In the 19th Century, popular entertainment most often meant singing around the piano. Hence, sheet music developed into both a major industry and a unique art form. Notice the rare 1852 Stephen Foster original and the 1852 "Little Eva", a spin-off from the phenomenally successful antislavery novel Uncle Tom's Cabin. See how many of the songs were published in or about Wisconsin. Two are to welcome boys home from WWI. Be sure to read the words to "She Boy Gan", ("the boys are the regular kind") and "Milwaukee". "The Perfect Song" was released in 1915 in conjunction with the release of the film, "Birth of a Nation."
The entry way and main bar room were added on to the original 1855 stone stable in 1989. Virtually all of the building materials were salvaged from other 19th century barns. Notice the hand-hewn beams, sanded and sealed but not stained. Behind is a full service kitchen built in 1989.
The stone walls of the original stable are twenty inches thick. The structural hand-hewn beams on the first floor are original and of various woods including walnut. The lights are handcrafted reproductions of early 19th Century Yankee fixtures. The stairs are newly built using salvaged wood and traditional carpentry (notching in the steps). The railings have been sanded and sealed but not stained. All of the antique hand-hewn beams on the second floor are new to the building. The hanging lantern is the work of a Wisconsin blacksmith. The tables, some of which are constructed out of old wagon wheels, are the work of two Wisconsin woodworkers. The large U.S. flag is a reproduction of an 1855 flag. Saddle blankets hang on the upstairs walls.

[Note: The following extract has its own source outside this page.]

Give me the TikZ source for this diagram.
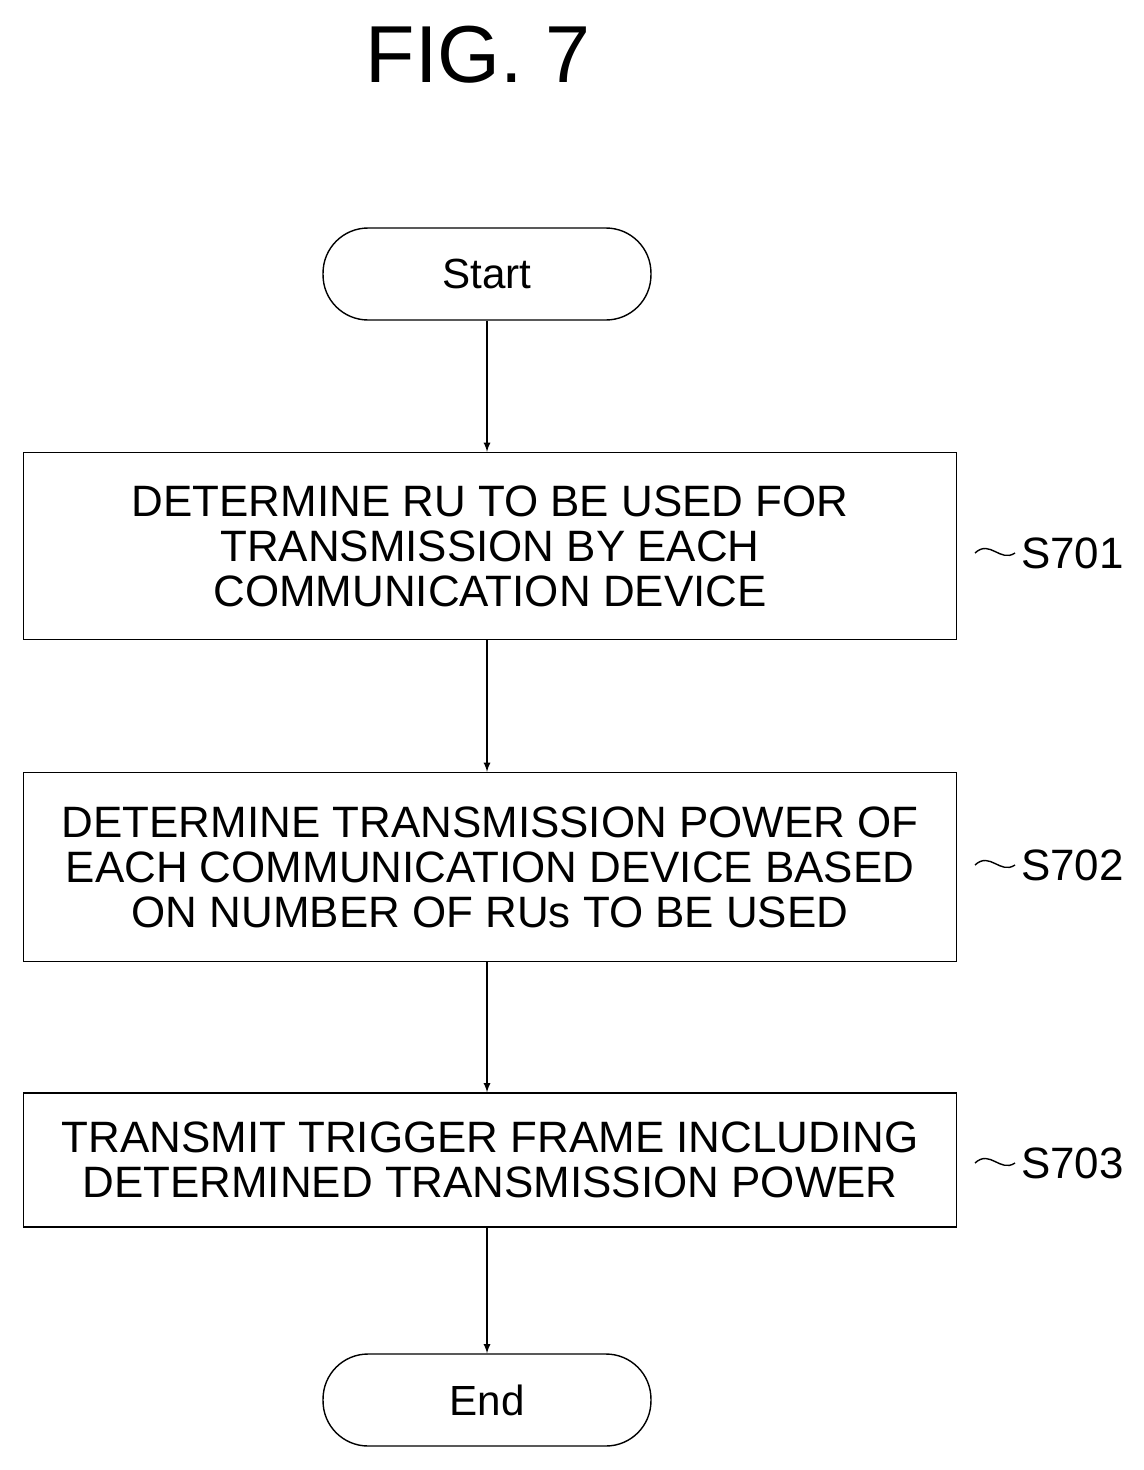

Above each stairway and elsewhere hang sheet music, ca. 1915 - 1930.
The coatroom, bathrooms and entrance to the tunnel stairway were built in 1980. The wood on the walls, in the bathrooms, and facing the bar is predominantly aged worm-eaten elm. Notice the photograph of the barn stall on the left side of entrance to the stable proper; as late as May of 1979 there were horses quartered in the building.